Jack Gibbons has seen UCLA change from a wooded commuter campus to a small city with one of the largest housing programs in the country and students from a variety of backgrounds.
Throughout his time at UCLA, these changes have kept Gibbons, the director of residential education for the Office of Residential Life, intrigued.
“It’s kept me interested, kept me motivated, kept me involved, kept me stimulated and has given me opportunities to participate in this UCLA culture of striving for excellence,” he said.
Gibbons has worked at UCLA for 36 years and is planning to retire at the end of the quarter at age 61. In his time at the university, Gibbons has worked with graduate, undergraduate and international students to help them transition into college life by coordinating housing and helping to put on events for the community.

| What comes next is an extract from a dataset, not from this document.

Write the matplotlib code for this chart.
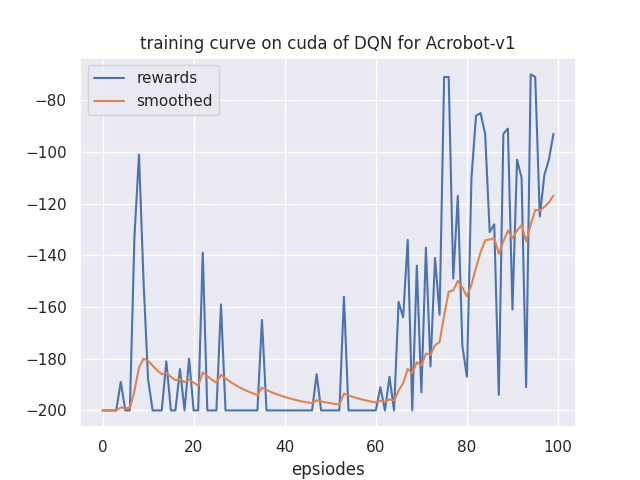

Gibbons, originally from Delaware, said he kept working at UCLA for almost four decades because he was inspired by the students he met and because he thinks UCLA is constantly trying to improve itself.
He also said the changes inherent to his work on the Hill kept him interested. When he started in 1978, there were only six housing facilities on campus, holding about 4,500 students. Now, about 12,000 students live on the Hill.
Gibbons said UCLA is one of the only housing programs in the United States that has grown at such a rate, and the intense transition has kept him driven. The constant construction meant his job was always changing as new projects came up and new questions and decisions arose.
“I sometimes say if we hadn’t been doing that, I might have gone back east,” he said. “Perhaps I would have been bored by just managing a ‘status quo’ program.”
Gibbons originally came to California because he wanted to be someplace urban and near the ocean. Once in San Diego, he began applying for jobs, soon becoming a residential director at UCLA’s Hershey Hall, which served as graduate student housing at the time.
Since then, Gibbons has become involved with different professional organizations through his work, which sparked his interest in topics such as international education and the way international students transition to campus life at UCLA.
Gibbons said he was inspired early on by the passion and dedication of the graduate students he met there. While taking classes, many students were working at internships, as artists and, in one case, as a flight attendant.
Gibbons’ international connections have also shaped his personal life.
He met his second wife, Nancy, while on a flight back from the University of California campus in Washington D.C., where he sits on the advisory board. She was immigrating to the United States from China, and they struck up a conversation about the two countries on the plane.
Some international students at UCLA said Gibbons has affected their lives beyond the university campus.
Maggie Zheng, a UCLA alumna, said she met Gibbons at the University Cooperative Housing Association on Landfair Avenue when she was living there in 2003.
Since then, she said Gibbons has become a close mentor and family friend. In 2007, when Zheng left work and was living with an unstable roommate, Gibbons offered her a room so she could get her bearings.
“He always thinks about others, and always tries to take care of everyone in his life,” she said.
Randy McDaniel, the Maximo system administrator at UCLA Facilities Management, said he has played racquetball with Gibbons for the past 20 years, waking up early to head to the John Wooden Center on numerous mornings.
McDaniel said Gibbons knows most of the people at the Wooden Center, and he tries to shows he cares about the people around him through kind gestures on a regular basis.
“Everybody knows Jack, and he’s there to help everybody to work out or listen to what their issues are,” he said.
Steve Lookner, a graduate student in philosophy, said he has worked with Gibbons for five years through the Weyburn and Hilgard Residents’ Association, which serves the graduate student housing on Weyburn and Hilgard Avenues.
He said Gibbons was a comforting presence when they were first beginning at the association in 2009 because he knew so much about the school and visibly cared for the students.
“He’s both a friend and a father figure to us in a way,” Lookner said. “The (Weyburn and Hilgard Residents’ Association) is like a little family.”
After he retires, Gibbons said he plans to create an international consulting firm across the Pacific Rim. His aim is to establish a group of consultants with concentrations in art, business, education, ecology, health systems and technology to work on projects that engage participants across the world.
“I figure I’m retiring young enough that I have yet (another) opportunity for a second career,” he said.